== Records to use ==
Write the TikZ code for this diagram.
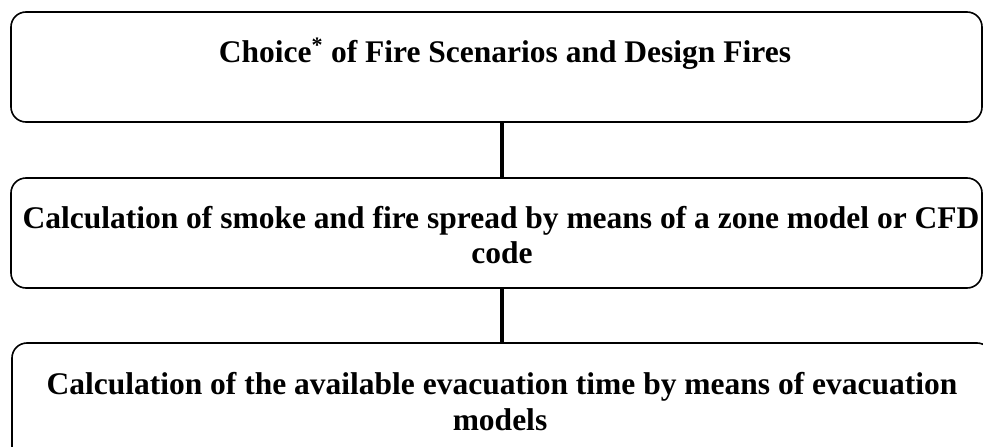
\documentclass[tikz,border=0pt]{standalone}
\usepackage{fontspec}
\setmainfont{Liberation Serif}
\begin{document}
\begin{tikzpicture}[x=1pt,y=-1pt,
  box/.style={draw=black,line width=1.6pt,rounded corners=15pt,rectangle,inner sep=0pt,outer sep=0pt,anchor=north west},
  conn/.style={draw=black,line width=4.6pt},
  lbl/.style={anchor=base,inner sep=0pt,font=\fontsize{31.5}{36}\selectfont\bfseries}]
\useasboundingbox (0,0) rectangle (983,447);
\node[box,minimum width=971pt,minimum height=110pt] (b1) at (11,12) {};
\node[box,minimum width=971pt,minimum height=110pt] (b2) at (11,178) {};
\node[box,minimum width=980pt,minimum height=130pt] (b3) at (12,343) {};
\node[lbl] (t1) at (505,62) {Choice\textsuperscript{*} of Fire Scenarios and Design Fires};
\node[lbl] (t2a) at (501,228) {Calculation of smoke and fire spread by means of a zone model or CFD};
\node[lbl] (t2b) at (502,263) {code};
\node[lbl] (t3a) at (502,394) {Calculation of the available evacuation time by means of evacuation};
\node[lbl] (t3b) at (500,430) {models};
\draw[conn] ([xshift=5.5pt]b1.south) -- ([xshift=5.5pt]b2.north);
\draw[conn] ([xshift=5.5pt]b2.south) -- (b3.north);
\end{tikzpicture}
\end{document}
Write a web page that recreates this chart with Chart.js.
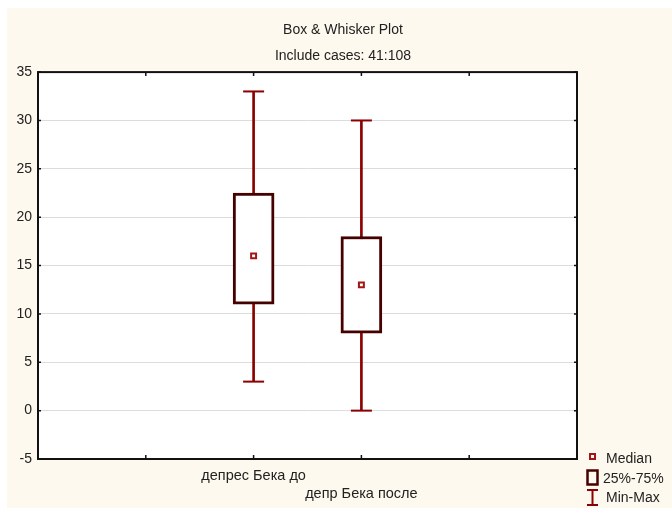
===
--- To be done ---
Your task is to repeat the data above exactly while excluding the pictures.

--- Result of this exercise ---
Write the TikZ code for this diagram.
\documentclass[tikz,border=0pt]{standalone}
\usepackage{fontspec}
\setmainfont{Liberation Serif}
\begin{document}
\begin{tikzpicture}[x=1pt,y=-1pt,
  box/.style={draw=black,line width=1.6pt,rounded corners=15pt,rectangle,inner sep=0pt,outer sep=0pt,anchor=north west},
  conn/.style={draw=black,line width=4.6pt},
  lbl/.style={anchor=base,inner sep=0pt,font=\fontsize{31.5}{36}\selectfont\bfseries}]
\useasboundingbox (0,0) rectangle (983,447);
\node[box,minimum width=971pt,minimum height=110pt] (b1) at (11,12) {};
\node[box,minimum width=971pt,minimum height=110pt] (b2) at (11,178) {};
\node[box,minimum width=980pt,minimum height=130pt] (b3) at (12,343) {};
\node[lbl] (t1) at (505,62) {Choice\textsuperscript{*} of Fire Scenarios and Design Fires};
\node[lbl] (t2a) at (501,228) {Calculation of smoke and fire spread by means of a zone model or CFD};
\node[lbl] (t2b) at (502,263) {code};
\node[lbl] (t3a) at (502,394) {Calculation of the available evacuation time by means of evacuation};
\node[lbl] (t3b) at (500,430) {models};
\draw[conn] ([xshift=5.5pt]b1.south) -- ([xshift=5.5pt]b2.north);
\draw[conn] ([xshift=5.5pt]b2.south) -- (b3.north);
\end{tikzpicture}
\end{document}
Write a web page that recreates this chart with Chart.js.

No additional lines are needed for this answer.